WHAT TO PRODUCE: Copy exactly the lines from the start of the material through the line with "from matplotlib.lines import Line2D". Pictures stay out of the copy.

[Part of a data file]
*****
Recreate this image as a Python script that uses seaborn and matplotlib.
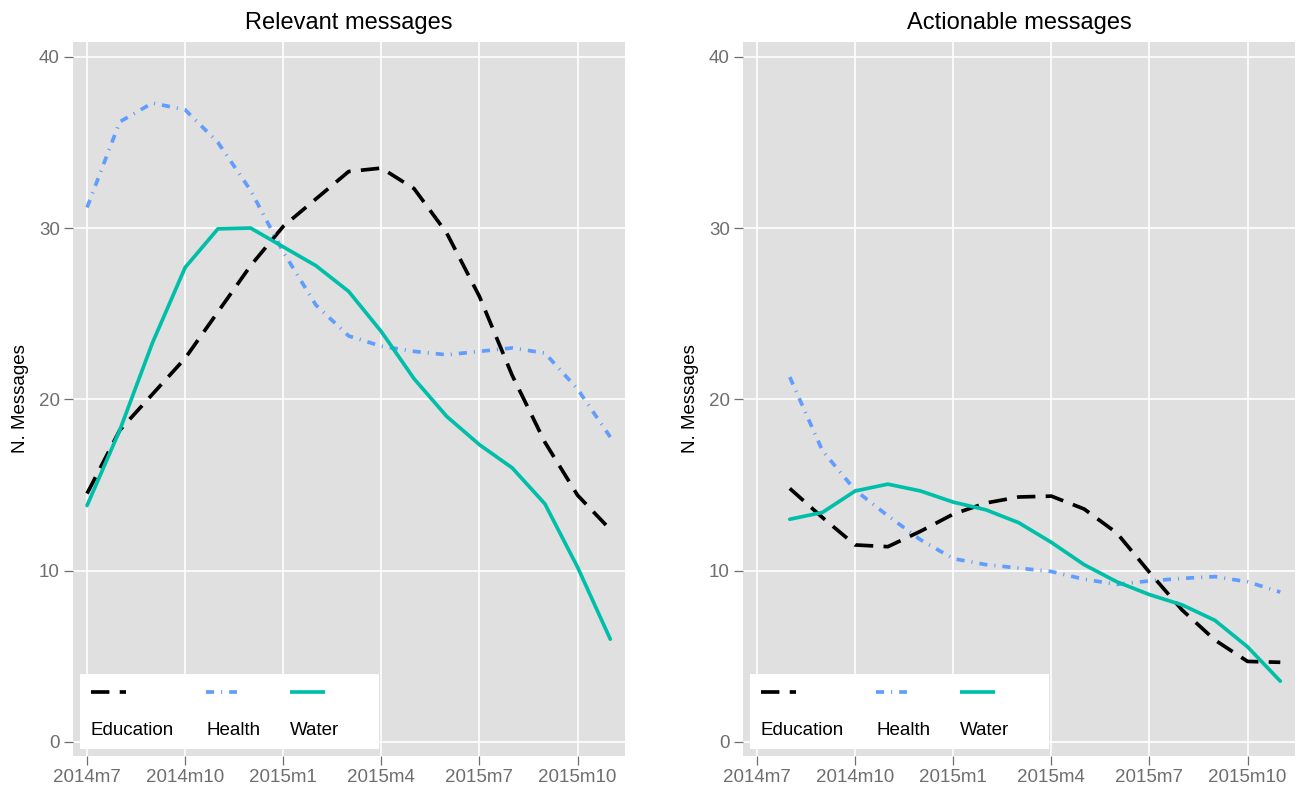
import matplotlib
matplotlib.use("Agg")
import matplotlib.pyplot as plt
import seaborn as sns
import pandas as pd
from matplotlib.patches import Rectangle
from matplotlib.lines import Line2D

months = ["2014m7", "2014m8", "2014m9", "2014m10", "2014m11", "2014m12",
          "2015m1", "2015m2", "2015m3", "2015m4", "2015m5", "2015m6",
          "2015m7", "2015m8", "2015m9", "2015m10", "2015m11"]
tick_labels = ["2014m7", "2014m10", "2015m1", "2015m4", "2015m7", "2015m10"]
topics = ["Education", "Health", "Water"]
panel_titles = ["Relevant messages", "Actionable messages"]

# Relevant messages (2014m7 .. 2015m11)
edu_rel = [14.5, 18.2, 20.3, 22.4, 25.1, 27.8, 30.1, 31.7, 33.3, 33.5, 32.3, 29.7, 26.0, 21.4, 17.5, 14.4, 12.4]
health_rel = [31.2, 36.2, 37.3, 36.9, 35.0, 32.2, 28.6, 25.5, 23.7, 23.1, 22.8, 22.6, 22.8, 23.0, 22.7, 20.6, 17.8]
water_rel = [13.8, 18.2, 23.3, 27.7, 29.95, 30.0, 28.9, 27.8, 26.3, 23.95, 21.2, 19.0, 17.35, 16.0, 13.9, 10.2, 6.0]

# Actionable messages (2014m8 .. 2015m11)
edu_act = [14.8, 13.1, 11.5, 11.4, 12.3, 13.3, 13.95, 14.3, 14.35, 13.6, 12.2, 9.9, 7.7, 5.95, 4.7, 4.65]
health_act = [21.3, 17.0, 14.7, 13.2, 11.8, 10.7, 10.35, 10.15, 9.95, 9.5, 9.2, 9.4, 9.55, 9.65, 9.35, 8.75]
water_act = [13.0, 13.4, 14.65, 15.05, 14.65, 14.0, 13.55, 12.8, 11.65, 10.35, 9.35, 8.6, 8.0, 7.1, 5.55, 3.55]

colors = {"Education": "#000000", "Health": "#619CFF", "Water": "#00BFA8"}
dash_map = {"Education": (5.0, 2.8), "Health": (2.2, 1.9, 0.3, 1.9), "Water": ""}


def long_df(series, start):
    rows = []
    for topic, vals in zip(topics, series):
        for i, v in enumerate(vals):
            rows.append({"month": months[start + i], "x": start + i,
                         "topic": topic, "value": v})
    return pd.DataFrame(rows)


dfs = [long_df([edu_rel, health_rel, water_rel], 0),
       long_df([edu_act, health_act, water_act], 1)]

sns.set_theme(style="darkgrid")
plt.rcParams["font.family"] = ["Liberation Sans", "DejaVu Sans"]

fig = plt.figure(figsize=(12.97, 7.89), dpi=100)
fig.patch.set_facecolor("white")
lefts = [73 / 1297, 743 / 1297]
W = 552 / 1297
B = 33 / 789
H = 714 / 789
LW = 2.65
tick_color = "#6E6E6E"

for k, (df, title) in enumerate(zip(dfs, panel_titles)):
    ax = fig.add_axes([lefts[k], B, W, H])
    ax.set_facecolor("#E0E0E0")
    sns.lineplot(data=df, x="x", y="value", hue="topic", style="topic",
                 palette=colors, dashes=dash_map, linewidth=LW, ax=ax,
                 legend=False, sort=False)
    ax.set_xlim(-0.43, 16.45)
    ax.set_ylim(-0.82, 40.86)
    ax.set_xticks([months.index(t) for t in tick_labels])
    ax.set_xticklabels(tick_labels)
    ax.set_yticks([0, 10, 20, 30, 40])
    ax.grid(True, color="white", linewidth=1.2)
    ax.set_axisbelow(True)
    for s in ax.spines.values():
        s.set_visible(False)
    ax.tick_params(axis="both", which="major", length=6.5, width=0.9,
                   color=tick_color, labelcolor=tick_color, labelsize=13.5,
                   direction="out", pad=3, bottom=True, left=True)
    ax.set_xlabel("")
    ax.set_ylabel("N. Messages", fontsize=13.5, color="black")
    ax.yaxis.set_label_coords(-0.079, 0.5)
    ax.set_title(title, fontsize=17, color="black", pad=9)

    # legend box (keys above labels)
    ax.add_patch(Rectangle((0.0127, 0.0098), 0.5413, 0.105, transform=ax.transAxes,
                           facecolor="white", edgecolor="none", zorder=5))
    key_x = [(0.0326, 0.0960), (0.241, 0.297), (0.393, 0.457)]
    for topic, (x0, x1) in zip(topics, key_x):
        d = dash_map[topic]
        ln = Line2D([x0, x1], [0.0896, 0.0896], transform=ax.transAxes,
                    color=colors[topic], linewidth=LW, zorder=6,
                    solid_capstyle="butt")
        if d:
            ln.set_dashes(d)
        ax.add_line(ln)
        ax.text(x0, 0.0364, topic, transform=ax.transAxes, fontsize=13.5,
                color="black", va="center", ha="left", zorder=6)

fig.savefig("out.png", dpi=100, facecolor="white")
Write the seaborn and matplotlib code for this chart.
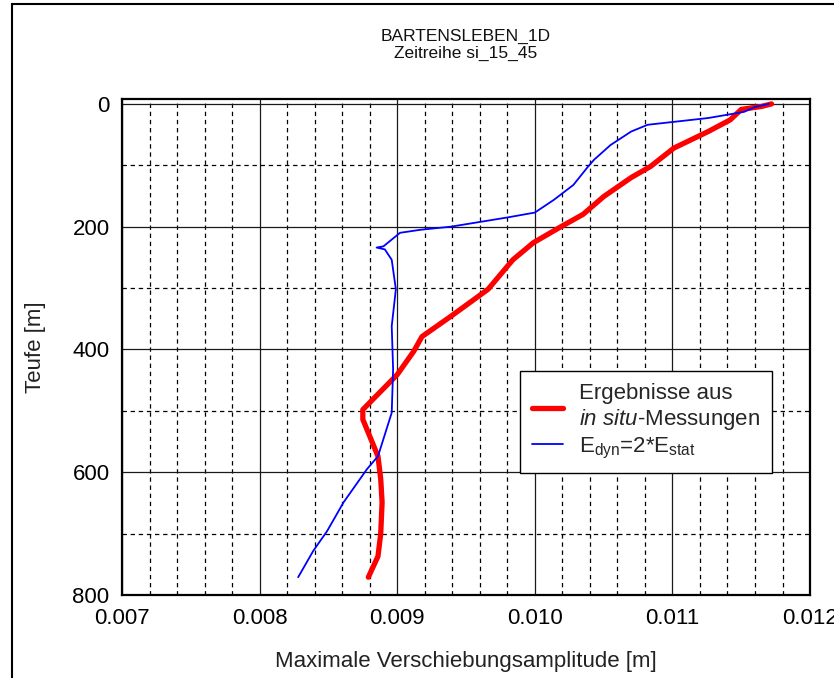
import matplotlib
matplotlib.use("Agg")
import matplotlib.pyplot as plt
from matplotlib.patches import Rectangle
from matplotlib.ticker import MultipleLocator
import seaborn as sns
import pandas as pd


# -------------------- Data --------------------

# results from in situ measurements (red)
insitu_depth = [0, 4, 9, 26, 45, 72, 102, 120, 151, 180, 200, 226, 254, 302,
                346, 379, 403, 441, 498, 514, 574, 611, 649, 700, 737, 771]
insitu_amp = [0.01172, 0.01165, 0.01150, 0.01142, 0.01126, 0.01101, 0.01084,
              0.01070, 0.01050, 0.01035, 0.01019, 0.00999, 0.00984, 0.00966,
              0.00939, 0.00918, 0.00912, 0.00900, 0.00875, 0.00875, 0.00886,
              0.00888, 0.00889, 0.00888, 0.00886, 0.00879]

# E_dyn = 2*E_stat (blue)
edyn_depth = [0, 5, 13, 23, 34, 45, 67, 91, 104, 132, 156, 177, 185, 200,
              205, 210, 232, 234, 237, 254, 302, 362, 432, 503, 574, 595,
              649, 696, 728, 771]
edyn_amp = [0.01170, 0.01160, 0.01152, 0.01126, 0.01082, 0.01070, 0.01055,
            0.01043, 0.01038, 0.01028, 0.01014, 0.01000, 0.00980, 0.00939,
            0.00917, 0.00902, 0.00890, 0.00885, 0.00891, 0.00896, 0.00899,
            0.00896, 0.00897, 0.00896, 0.00886, 0.00878, 0.00861, 0.00849,
            0.00839, 0.00828]

title_lines = ["BARTENSLEBEN_1D", "Zeitreihe si_15_45"]
label_insitu = "Ergebnisse aus\n$\\mathit{in\\ situ}$-Messungen"
label_edyn = "E$_{\\mathrm{dyn}}$=2*E$_{\\mathrm{stat}}$"


# -------------------- Style --------------------

sns.set_theme(style="white")
plt.rcParams["font.family"] = ["Liberation Sans", "DejaVu Sans"]
plt.rcParams["mathtext.fontset"] = "custom"
plt.rcParams["mathtext.rm"] = "Liberation Sans"
plt.rcParams["mathtext.it"] = "Liberation Sans:italic"

df_insitu = pd.DataFrame({"amp": insitu_amp, "depth": insitu_depth})
df_edyn = pd.DataFrame({"amp": edyn_amp, "depth": edyn_depth})

fig = plt.figure(figsize=(8.34, 6.78), dpi=100)
ax = fig.add_axes([0.1463, 0.1224, 0.825, 0.7316])

# -------------------- Plot --------------------

sns.lineplot(data=df_insitu, x="amp", y="depth", sort=False, estimator=None,
             color="#ff0000", linewidth=3.8, label=label_insitu, ax=ax,
             zorder=4, solid_capstyle="round", solid_joinstyle="round")
sns.lineplot(data=df_edyn, x="amp", y="depth", sort=False, estimator=None,
             color="#0000ff", linewidth=1.3, label=label_edyn, ax=ax,
             zorder=5, solid_joinstyle="round")

ax.set_xlim(0.007, 0.012)
ax.set_ylim(800, -8)

ax.xaxis.set_major_locator(MultipleLocator(0.001))
ax.xaxis.set_minor_locator(MultipleLocator(0.0002))
ax.yaxis.set_major_locator(MultipleLocator(200))
ax.yaxis.set_minor_locator(MultipleLocator(100))
ax.xaxis.set_major_formatter(plt.FuncFormatter(lambda v, p: f"{v:.3f}"))
ax.yaxis.set_major_formatter(plt.FuncFormatter(lambda v, p: f"{v:.0f}"))

ax.grid(True, which="major", color="0.1", linewidth=0.9, linestyle="-")
ax.grid(True, which="minor", color="black", linewidth=0.9,
        linestyle=(0, (3.5, 3)))
ax.set_axisbelow(True)

ax.tick_params(which="both", length=0, labelsize=16, colors="black")
ax.tick_params(axis="x", pad=9)
ax.tick_params(axis="y", pad=9)

for s in ax.spines.values():
    s.set_linewidth(1.6)
    s.set_color("black")

ax.set_xlabel("Maximale Verschiebungsamplitude [m]", fontsize=16,
              color="#222222")
ax.set_ylabel("Teufe [m]", fontsize=16, color="#222222")
ax.xaxis.set_label_coords(0.5, -0.112)
ax.yaxis.set_label_coords(-0.11, 0.5)

fig.text(0.5588, 1 - 45 / 678, "\n".join(title_lines), ha="center",
         va="center", fontsize=12.5, linespacing=1.15, color="#111111")

leg = ax.legend(loc="lower right", bbox_to_anchor=(0.945, 0.246),
                fontsize=16, frameon=True, fancybox=False, framealpha=1,
                edgecolor="black", handlelength=1.4, handletextpad=0.7,
                labelspacing=0.15, borderpad=0.55, borderaxespad=0)
leg.get_frame().set_linewidth(1.0)
leg.set_zorder(10)

# outer frame of the figure
fig.patches.append(Rectangle((12 / 834, -0.1), 1.2, 1.1 - 4 / 678,
                             transform=fig.transFigure, fill=False,
                             edgecolor="black", linewidth=1.5))

fig.savefig("out.png", dpi=100)
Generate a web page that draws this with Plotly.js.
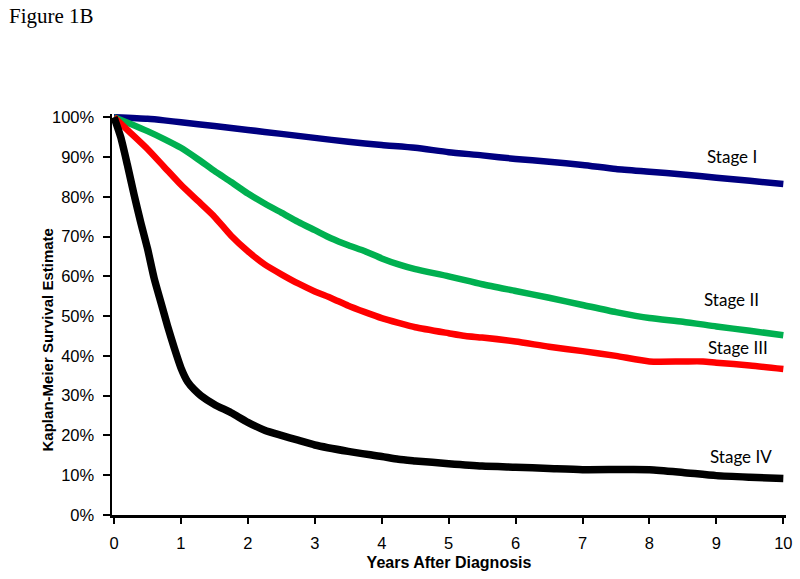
*****
REPLY TO THE TASK:
Recreate this image as a Python script that uses seaborn and matplotlib.
import matplotlib
matplotlib.use("Agg")
import matplotlib.pyplot as plt
import seaborn as sns
import pandas as pd
from matplotlib.patches import Rectangle
from matplotlib.lines import Line2D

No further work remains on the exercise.